Re: [RFC PATCH] mm: memcg/slab: Stop reparented obj_cgroups from charging root

2020-10-21 Thread Roman Gushchin
On Tue, Oct 20, 2020 at 02:18:22PM -0400, Johannes Weiner wrote:
> On Tue, Oct 20, 2020 at 10:07:17AM -0700, Roman Gushchin wrote:
> > If we want these counter to function properly, then we should go into the 
> > opposite
> > direction and remove the special handling of the root memory cgroup in many 
> > places.
> 
> I suspect this is also by far the most robust solution from a code and
> maintenance POV.
> 
> I don't recall the page counter at the root level having been a
> concern in recent years, even though it's widely used in production
> environments. It's lockless and cache compact. It's also per-cpu
> batched, which means it isn't actually part of the memcg hotpath.


I agree.

Here is my first attempt. Comments are welcome!

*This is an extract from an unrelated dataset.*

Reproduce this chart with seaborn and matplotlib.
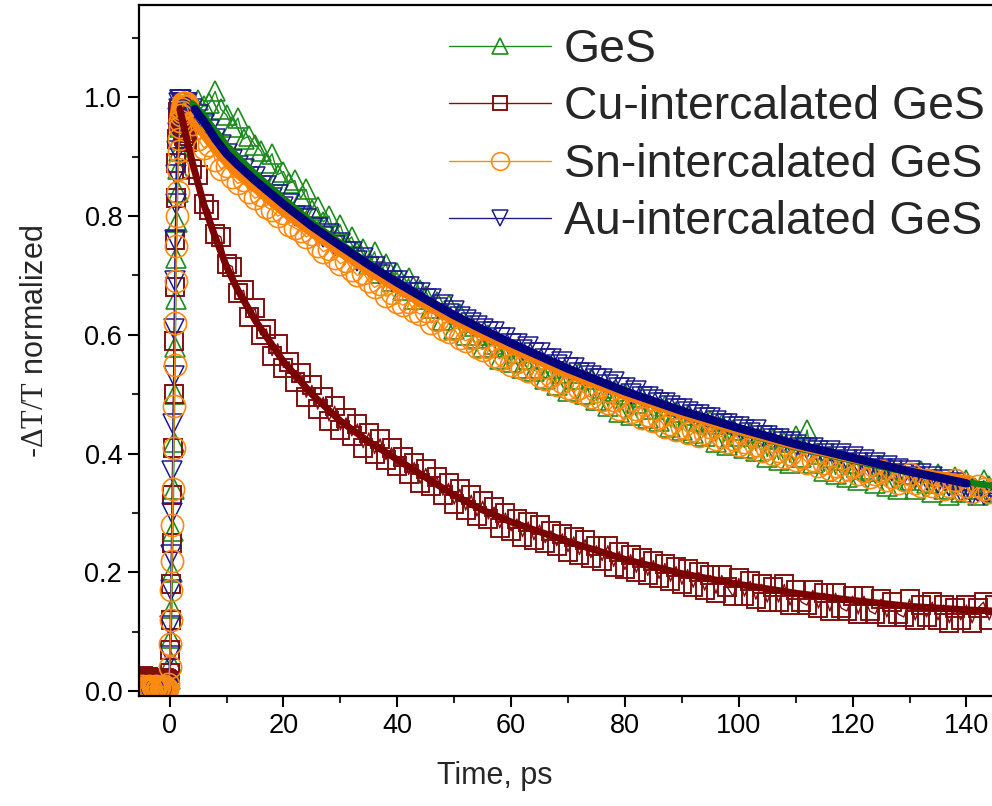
import numpy as np
import matplotlib
matplotlib.use("Agg")
import matplotlib.pyplot as plt
from matplotlib.ticker import MultipleLocator
import seaborn as sns

# time grid (ps): pre-zero baseline, fine steps over the rise, 1 ps steps in the decay
t_pre = np.round(np.arange(-5.0, -0.1, 0.2), 1)
t_rise = np.round(np.arange(0.0, 2.95, 0.1), 1)
t_decay = np.arange(3, 146)
time = np.concatenate([t_pre, t_rise, t_decay])

labels = ["GeS", "Cu-intercalated GeS", "Sn-intercalated GeS", "Au-intercalated GeS"]

# -dT/T normalized
ges = [0.002, -0.002, 0.003, 0.0, 0.001, -0.001, 0.002, 0.0, -0.002, 0.001,
       0.003, 0.0, -0.001, 0.002, 0.0, 0.001, -0.002, 0.0, 0.002, 0.001,
       -0.001, 0.0, 0.002, 0.0, 0.001,
       # rise
       0.0, 0.02, 0.05, 0.09, 0.14, 0.20, 0.27, 0.34, 0.42, 0.50,
       0.58, 0.66, 0.73, 0.79, 0.84, 0.88, 0.91, 0.93, 0.95, 0.96,
       0.965, 0.97, 0.975, 0.975, 0.98, 0.98, 0.985, 0.985, 0.99, 0.99,
       # decay 3..145 ps
       0.985, 0.99, 0.995, 0.985, 0.99, 1.01, 0.98, 0.97, 0.95, 0.965,
       0.93, 0.935, 0.92, 0.91, 0.89, 0.905, 0.87, 0.875, 0.855, 0.86,
       0.83, 0.845, 0.81, 0.815, 0.79, 0.80, 0.77, 0.785, 0.755, 0.765,
       0.74, 0.745, 0.72, 0.74, 0.705, 0.72, 0.69, 0.705, 0.675, 0.695,
       0.66, 0.675, 0.665, 0.645, 0.655, 0.625, 0.65, 0.61, 0.635, 0.60,
       0.615, 0.595, 0.58, 0.60, 0.585, 0.56, 0.58, 0.555, 0.57, 0.545,
       0.56, 0.54, 0.545, 0.525, 0.545, 0.515, 0.535, 0.505, 0.525, 0.535,
       0.50, 0.525, 0.49, 0.51, 0.48, 0.505, 0.47, 0.50, 0.465, 0.485,
       0.495, 0.46, 0.475, 0.455, 0.48, 0.445, 0.47, 0.44, 0.465, 0.435,
       0.455, 0.43, 0.455, 0.42, 0.45, 0.415, 0.44, 0.43, 0.41, 0.435,
       0.405, 0.43, 0.395, 0.425, 0.39, 0.42, 0.385, 0.43, 0.395, 0.44,
       0.385, 0.40, 0.37, 0.395, 0.365, 0.39, 0.36, 0.385, 0.355, 0.375,
       0.37, 0.35, 0.38, 0.345, 0.375, 0.34, 0.365, 0.355, 0.34, 0.37,
       0.35, 0.335, 0.365, 0.34, 0.33, 0.36, 0.335, 0.355, 0.34, 0.33,
       0.355, 0.345, 0.335]

cu = [0.02, 0.018, 0.025, 0.022, 0.015, 0.02, 0.024, 0.018, 0.021, 0.016,
      0.023, 0.019, 0.02, 0.017, 0.022, 0.018, 0.021, 0.015, 0.02, 0.018,
      0.022, 0.017, 0.02, 0.019, 0.018,
      0.03, 0.07, 0.12, 0.18, 0.25, 0.33, 0.41, 0.50, 0.59, 0.68,
      0.76, 0.83, 0.89, 0.93, 0.96, 0.975, 0.98, 0.98, 0.975, 0.97,
      0.965, 0.96, 0.955, 0.95, 0.945, 0.94, 0.935, 0.93, 0.925, 0.925,
      0.925, 0.88, 0.87, 0.82, 0.81, 0.77, 0.765, 0.72, 0.715, 0.67,
      0.675, 0.63, 0.645, 0.60, 0.61, 0.565, 0.585, 0.545, 0.555, 0.52,
      0.535, 0.495, 0.515, 0.475, 0.495, 0.455, 0.48, 0.44, 0.46, 0.43,
      0.45, 0.41, 0.435, 0.40, 0.425, 0.39, 0.41, 0.38, 0.395, 0.365,
      0.385, 0.35, 0.375, 0.345, 0.36, 0.33, 0.35, 0.315, 0.34, 0.305,
      0.33, 0.295, 0.32, 0.29, 0.31, 0.275, 0.30, 0.27, 0.29, 0.26,
      0.285, 0.255, 0.28, 0.25, 0.27, 0.245, 0.265, 0.235, 0.26, 0.23,
      0.255, 0.225, 0.245, 0.22, 0.245, 0.21, 0.235, 0.205, 0.23, 0.20,
      0.225, 0.195, 0.22, 0.19, 0.215, 0.185, 0.21, 0.18, 0.205, 0.175,
      0.20, 0.17, 0.195, 0.165, 0.195, 0.175, 0.16, 0.19, 0.16, 0.185,
      0.155, 0.18, 0.15, 0.175, 0.15, 0.18, 0.145, 0.17, 0.15, 0.145,
      0.17, 0.14, 0.165, 0.135, 0.165, 0.14, 0.135, 0.16, 0.13, 0.16,
      0.135, 0.13, 0.155, 0.125, 0.15, 0.13, 0.125, 0.155, 0.12, 0.145,
      0.125, 0.15, 0.12, 0.145, 0.115, 0.14, 0.12, 0.145, 0.115, 0.14,
      0.15, 0.12, 0.145]

sn = [0.005, 0.008, 0.004, 0.006, 0.007, 0.003, 0.006, 0.008, 0.005, 0.004,
      0.007, 0.006, 0.005, 0.008, 0.004, 0.006, 0.007, 0.005, 0.004, 0.006,
      0.008, 0.005, 0.006, 0.004, 0.012,
      0.04, 0.08, 0.12, 0.17, 0.22, 0.28, 0.34, 0.41, 0.48, 0.55,
      0.62, 0.69, 0.75, 0.80, 0.84, 0.88, 0.91, 0.93, 0.95, 0.96,
      0.97, 0.975, 0.98, 0.985, 0.99, 0.99, 0.99, 0.985, 0.99, 0.985,
      0.985, 0.955, 0.93, 0.915, 0.92, 0.895, 0.88, 0.885, 0.865, 0.855,
      0.86, 0.84, 0.83, 0.835, 0.815, 0.81, 0.80, 0.805, 0.785, 0.78,
      0.775, 0.765, 0.77, 0.75, 0.74, 0.745, 0.73, 0.72, 0.725, 0.71,
      0.70, 0.705, 0.69, 0.68, 0.685, 0.665, 0.67, 0.655, 0.65, 0.655,
      0.64, 0.635, 0.64, 0.62, 0.625, 0.61, 0.605, 0.61, 0.595, 0.59,
      0.595, 0.58, 0.575, 0.58, 0.565, 0.56, 0.565, 0.55, 0.555, 0.545,
      0.54, 0.545, 0.53, 0.525, 0.53, 0.515, 0.52, 0.51, 0.505, 0.51,
      0.50, 0.495, 0.505, 0.49, 0.485, 0.49, 0.475, 0.48, 0.47, 0.475,
      0.46, 0.465, 0.455, 0.46, 0.445, 0.45, 0.44, 0.445, 0.435, 0.44,
      0.43, 0.435, 0.445, 0.425, 0.43, 0.42, 0.425, 0.415, 0.42, 0.41,
      0.415, 0.405, 0.41, 0.40, 0.405, 0.395, 0.40, 0.39, 0.395, 0.385,
      0.39, 0.38, 0.385, 0.375, 0.38, 0.37, 0.375, 0.38, 0.365, 0.37,
      0.36, 0.365, 0.37, 0.355, 0.36, 0.35, 0.355, 0.365, 0.35, 0.345,
      0.355, 0.345, 0.35, 0.34, 0.345, 0.355, 0.34, 0.345, 0.335, 0.345,
      0.34, 0.335, 0.34]

au = [0.001, 0.0, -0.002, 0.002, 0.0, 0.001, -0.001, 0.002, 0.0, 0.001,
      -0.002, 0.0, 0.002, 0.001, 0.0, -0.001, 0.002, 0.0, 0.001, -0.001,
      0.0, 0.002, 0.001, 0.003, 0.01,
      0.06, 0.11, 0.17, 0.23, 0.30, 0.37, 0.45, 0.53, 0.61, 0.69,
      0.76, 0.82, 0.87, 0.91, 0.94, 0.965, 0.98, 0.99, 0.995, 0.995,
      0.995, 0.99, 0.99, 0.99, 0.985, 0.99, 0.985, 0.99, 0.985, 0.99,
      0.99, 0.98, 0.97, 0.955, 0.945, 0.93, 0.92, 0.905, 0.895, 0.885,
      0.88, 0.865, 0.865, 0.85, 0.85, 0.83, 0.835, 0.815, 0.82, 0.80,
      0.80, 0.795, 0.78, 0.78, 0.765, 0.77, 0.75, 0.755, 0.74, 0.74,
      0.725, 0.73, 0.715, 0.715, 0.70, 0.705, 0.69, 0.69, 0.68, 0.68,
      0.67, 0.67, 0.66, 0.66, 0.645, 0.65, 0.635, 0.64, 0.63, 0.625,
      0.62, 0.615, 0.61, 0.605, 0.605, 0.595, 0.595, 0.585, 0.585, 0.575,
      0.58, 0.57, 0.57, 0.56, 0.56, 0.55, 0.555, 0.545, 0.545, 0.535,
      0.535, 0.53, 0.525, 0.525, 0.515, 0.52, 0.51, 0.51, 0.50, 0.505,
      0.495, 0.495, 0.49, 0.485, 0.485, 0.48, 0.475, 0.475, 0.47, 0.465,
      0.465, 0.46, 0.46, 0.455, 0.45, 0.45, 0.445, 0.445, 0.44, 0.435,
      0.44, 0.43, 0.43, 0.425, 0.425, 0.42, 0.42, 0.415, 0.41, 0.41,
      0.41, 0.405, 0.40, 0.405, 0.395, 0.40, 0.39, 0.395, 0.385, 0.39,
      0.38, 0.385, 0.375, 0.38, 0.37, 0.375, 0.365, 0.37, 0.36, 0.365,
      0.355, 0.36, 0.35, 0.355, 0.345, 0.35, 0.335, 0.34, 0.33, 0.335,
      0.33, 0.335, 0.33]

# fitted decay curves (thick lines)
fit_t_ges = [4, 5, 6, 7, 8, 10, 12, 15, 20, 25, 30, 35, 40, 45, 50, 55, 60,
             70, 80, 90, 100, 110, 120, 130, 140, 150]
fit_ges = [0.99, 0.98, 0.97, 0.957, 0.945, 0.92, 0.90, 0.872, 0.83, 0.79, 0.755,
           0.72, 0.688, 0.658, 0.628, 0.602, 0.578, 0.535, 0.498, 0.465, 0.436,
           0.41, 0.388, 0.368, 0.352, 0.338]
fit_t_cu = [1.8, 3, 4, 5, 6, 7, 8, 10, 12, 15, 20, 25, 30, 35, 40, 45, 50, 55,
            60, 70, 80, 90, 100, 110, 120, 130, 140, 150]
fit_cu = [0.98, 0.93, 0.89, 0.855, 0.82, 0.792, 0.765, 0.715, 0.675, 0.625, 0.555,
          0.50, 0.455, 0.42, 0.39, 0.36, 0.33, 0.305, 0.285, 0.252, 0.222, 0.198,
          0.18, 0.165, 0.153, 0.143, 0.137, 0.133]
fit_t_sn = [4, 5, 6, 7, 8, 10, 12, 15, 20, 25, 30, 35, 40, 45, 50, 55, 60, 70,
            80, 90, 100, 110, 120, 130, 140]
fit_sn = [0.96, 0.947, 0.935, 0.922, 0.91, 0.888, 0.868, 0.845, 0.805, 0.77, 0.737,
          0.705, 0.676, 0.648, 0.622, 0.598, 0.575, 0.533, 0.497, 0.465, 0.437,
          0.412, 0.39, 0.372, 0.358]
fit_t_au = [4.4, 5, 6, 7, 8, 10, 12, 15, 20, 25, 30, 35, 40, 45, 50, 55, 60, 70,
            80, 90, 100, 110, 120, 130, 140]
fit_au = [0.98, 0.972, 0.96, 0.945, 0.93, 0.905, 0.886, 0.86, 0.82, 0.783, 0.75,
          0.718, 0.688, 0.66, 0.633, 0.609, 0.586, 0.543, 0.505, 0.472, 0.443,
          0.416, 0.393, 0.37, 0.35]

sns.set_style("ticks")
plt.rcParams["font.family"] = ["Liberation Sans", "DejaVu Sans"]
plt.rcParams["mathtext.fontset"] = "custom"
plt.rcParams["mathtext.rm"] = "Liberation Serif"
plt.rcParams["mathtext.it"] = "Liberation Serif:italic"

fig = plt.figure(figsize=(9.92, 8.06), dpi=100)
ax = fig.add_axes([0.140, 0.1365, 0.8916, 0.857])

styles = {
    "GeS": dict(y=ges, marker="^", ms=15, color="#1f8a1f", mew=1.2),
    "Cu-intercalated GeS": dict(y=cu, marker="s", ms=12.5, color="#801010", mew=1.4),
    "Sn-intercalated GeS": dict(y=sn, marker="o", ms=16, color="#ff8a12", mew=1.2),
    "Au-intercalated GeS": dict(y=au, marker="v", ms=15, color="#1c1c8c", mew=1.1),
}

handles = {}
for name in ["GeS", "Cu-intercalated GeS", "Au-intercalated GeS", "Sn-intercalated GeS"]:
    st = styles[name]
    sns.lineplot(x=time, y=st["y"], ax=ax, estimator=None, sort=False,
                 color=st["color"], lw=1.0, marker=st["marker"], markersize=st["ms"],
                 markerfacecolor="none", markeredgecolor=st["color"],
                 markeredgewidth=st["mew"], label=name, legend=False)
    handles[name] = ax.lines[-1]

# fit curves on top
sns.lineplot(x=fit_t_cu, y=fit_cu, ax=ax, estimator=None, sort=False,
             color="#7a0000", lw=5, legend=False)
sns.lineplot(x=fit_t_ges, y=fit_ges, ax=ax, estimator=None, sort=False,
             color="#0f800f", lw=4.5, legend=False)
sns.lineplot(x=fit_t_sn, y=fit_sn, ax=ax, estimator=None, sort=False,
             color="#ff8000", lw=5, legend=False)
sns.lineplot(x=fit_t_au, y=fit_au, ax=ax, estimator=None, sort=False,
             color="#00007a", lw=6, legend=False)

ax.set_xlim(-5.4, 150)
ax.set_ylim(-0.008, 1.155)
ax.xaxis.set_major_locator(MultipleLocator(20))
ax.xaxis.set_minor_locator(MultipleLocator(10))
ax.yaxis.set_minor_locator(MultipleLocator(0.1))
ax.set_yticks([0.0, 0.2, 0.4, 0.6, 0.8, 1.0])
ax.yaxis.set_major_formatter(matplotlib.ticker.FormatStrFormatter("%.1f"))

ax.tick_params(which="major", direction="out", length=8, width=1.5,
               labelsize=19.5, colors="black", pad=4)
ax.tick_params(which="minor", direction="out", length=5, width=1.5)
for side in ["left", "bottom", "top"]:
    ax.spines[side].set_linewidth(1.6)
    ax.spines[side].set_color("black")
ax.spines["right"].set_visible(False)

ax.set_xlabel("Time, ps", fontsize=22)
ax.set_ylabel(r"-$\mathrm{\Delta T/T}$ normalized", fontsize=22)
ax.xaxis.set_label_coords(0.4025, -0.094)
ax.yaxis.set_label_coords(-0.10, 0.514)

order = ["GeS", "Cu-intercalated GeS", "Sn-intercalated GeS", "Au-intercalated GeS"]
ax.legend([handles[k] for k in order], order, loc="upper left",
          bbox_to_anchor=(449 / 992, 1 - 28 / 806), bbox_transform=fig.transFigure,
          frameon=False, fontsize=33.4, handlelength=2.2, handletextpad=0.28,
          labelspacing=0.29, borderpad=0, borderaxespad=0, markerscale=0.8)

fig.savefig("out.png", dpi=100)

It doesn't solve the original problem though (use_hierarchy == false and
objcg reparenting), I'll send a separate patch for that.

Thanks!

--

>From 9c7d94a3f999447417b02a7100527ce1922bc252 Mon Sep 17 00:00:00 2001
From: Roman Gushchin 
Date: Tue, 20 Oct 2020 18:05:43 -0700
Subject: [PATCH RFC] mm: memcontrol: do not treat the root memory cgroup
 specially

Currently the root memory cgroup is treated in a special way:
it's not charged and uncharged directly (only indirectly with their
descendants), processes belonging to the root memory cgroup are exempt
from the kernel- and the socket memory accounting.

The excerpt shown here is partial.